The fact he is responding to criticism at all is not unusual, however. From his almost decade-long, intimate observations of a precocious, talented teenager transforming into one of the most feared strikers in the world, Auclair certainly has an expertise about Henry.
In the biography, an almost insatiable fascination with his French subject led the author to dissect, analyze and re-dissect every memory he possessed of Henry’s time on and off the pitch. He gave another insightful elaboration onto why Henry feels the need to defend himself to the media.
“What is certain is that at the heart of this superb player lay a feeling of insecurity that he often found it impossible to disguise, and which he tried to assuage by trying to exercise an ever-growing measure of control over what he said and what was said about him. He battled against it by writing himself into the history books with a single-mindedness, a ferociousness, even, unequaled among his contemporaries, as honors are, to him, incontrovertible proofs of success.” (Auclair 98)
Has he changed since his three (entering his fourth) years living in New York City? For a book to have the subtitle, “Lonely at the top”, clearly Auclair was setting a somber theme. He, himself, noted that Henry is apparently “very, very happy where he is now.”
In typical Henry fashion, the legendary striker denied any ill intentions and brushed off the notion that he is personally attacking anybody or “having a go.”

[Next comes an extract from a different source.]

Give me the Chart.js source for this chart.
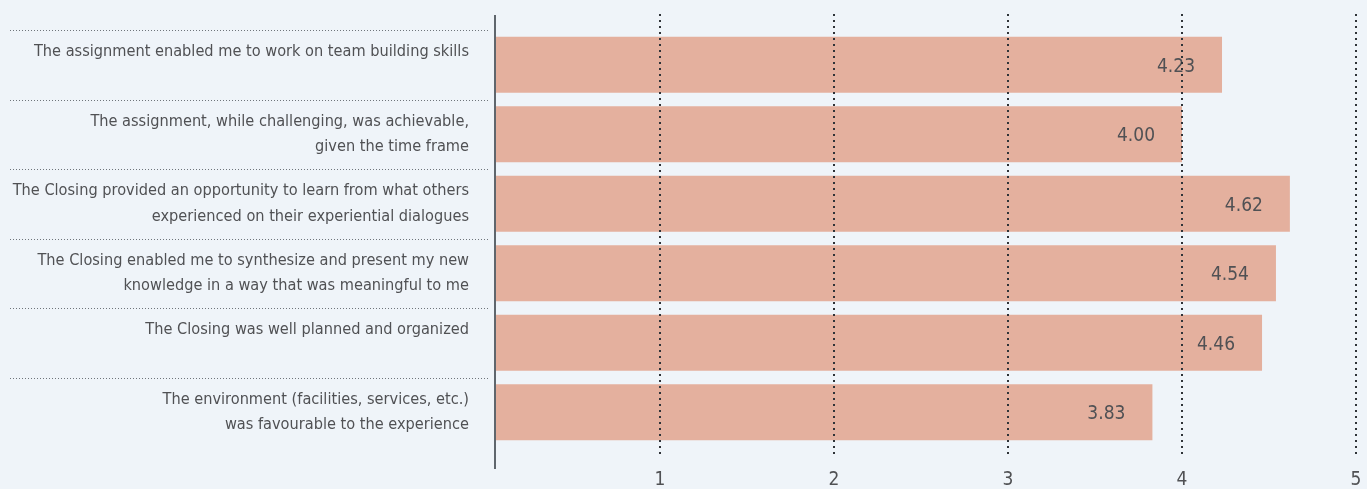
<!DOCTYPE html>
<html><head><meta charset="utf-8">
<style>html,body{margin:0;padding:0;background:#eff4f9;}#wrap{width:1367px;height:489px;position:relative}</style>
<script src="https://cdn.jsdelivr.net/npm/chart.js@4"></script>
</head><body><div id="wrap"><canvas id="c" width="1367" height="489"></canvas></div>
<script>
const categories = [
  ["The assignment enabled me to work on team building skills", ""],
  ["The assignment, while challenging, was achievable,", "given the time frame"],
  ["The Closing provided an opportunity to learn from what others", "experienced on their experiential dialogues"],
  ["The Closing enabled me to synthesize and present my new", "knowledge in a way that was meaningful to me"],
  ["The Closing was well planned and organized", ""],
  ["The environment (facilities, services, etc.)", "was favourable to the experience"]
];
const values = [4.23, 4.00, 4.62, 4.54, 4.46, 3.83];
const xTicks = [1, 2, 3, 4, 5];

const FONT = "'DejaVu Sans Condensed','Liberation Sans Narrow',sans-serif";
const TEXT = '#505154';

const decor = {
  id: 'decor',
  beforeDatasetsDraw(chart) {
    const { ctx, chartArea, scales: { y } } = chart;
    const band = y.getPixelForValue(1) - y.getPixelForValue(0);
    ctx.save();
    ctx.strokeStyle = '#6f757b';
    ctx.lineWidth = 1;
    ctx.setLineDash([1, 2]);
    categories.forEach((c, i) => {
      const yy = Math.round(y.getPixelForValue(i) - band / 2) + 0.5;
      ctx.beginPath();
      ctx.moveTo(10, yy);
      ctx.lineTo(chartArea.left - 5, yy);
      ctx.stroke();
    });
    ctx.restore();
  },
  afterDatasetsDraw(chart) {
    const { ctx, chartArea, scales: { x } } = chart;
    const meta = chart.getDatasetMeta(0);
    ctx.save();
    ctx.font = `19px ${FONT}`;
    ctx.fillStyle = TEXT;
    ctx.textAlign = 'right';
    ctx.textBaseline = 'middle';
    meta.data.forEach((bar, i) => ctx.fillText(values[i].toFixed(2), bar.x - 27, bar.y + 2));
    ctx.strokeStyle = '#2f3338';
    ctx.lineWidth = 2;
    ctx.setLineDash([2, 4]);
    xTicks.forEach(t => {
      const xx = Math.round(x.getPixelForValue(t));
      ctx.beginPath();
      ctx.moveTo(xx, 14);
      ctx.lineTo(xx, 456);
      ctx.stroke();
    });
    ctx.setLineDash([]);
    ctx.strokeStyle = '#5f666d';
    ctx.lineWidth = 2;
    ctx.beginPath();
    ctx.moveTo(chartArea.left, 15);
    ctx.lineTo(chartArea.left, 469);
    ctx.stroke();
    ctx.restore();
  }
};

new Chart(document.getElementById('c'), {
  type: 'bar',
  data: {
    labels: categories,
    datasets: [{
      data: values,
      backgroundColor: '#e4b09e',
      borderWidth: 0,
      categoryPercentage: 1,
      barPercentage: 0.807
    }]
  },
  options: {
    indexAxis: 'y',
    responsive: false,
    animation: false,
    layout: { padding: { top: 30, right: 11, bottom: 0, left: 0 } },
    plugins: { legend: { display: false }, tooltip: { enabled: false } },
    scales: {
      x: {
        type: 'linear',
        min: 0.0517,
        max: 5,
        afterBuildTicks: s => { s.ticks = xTicks.map(v => ({ value: v })); },
        afterFit: s => { s.height = 42; s.paddingLeft = 0; s.paddingRight = 0; },
        grid: { display: false },
        border: { display: false },
        ticks: { font: { family: FONT, size: 19 }, color: TEXT, padding: 14 }
      },
      y: {
        type: 'category',
        afterFit: s => { s.width = 495; s.paddingTop = 0; s.paddingBottom = 0; },
        grid: { display: false },
        border: { display: false },
        ticks: { font: { family: FONT, size: 16.2, lineHeight: 1.6 }, color: TEXT, padding: 18 }
      }
    }
  },
  plugins: [decor]
});
</script>
</body></html>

“I’m not having a go at anyone, but I’m just explaining the league can be hard on the body here,” Henry said. “If you don’t know about the league, don’t talk.”
On second note, maybe Henry hasn’t changed. With his retirement looming, fans in the US should enjoy his unique and feisty persona while they can. He creates a chasm in public-opinion, but he always conjures a quote or two that gets people talking.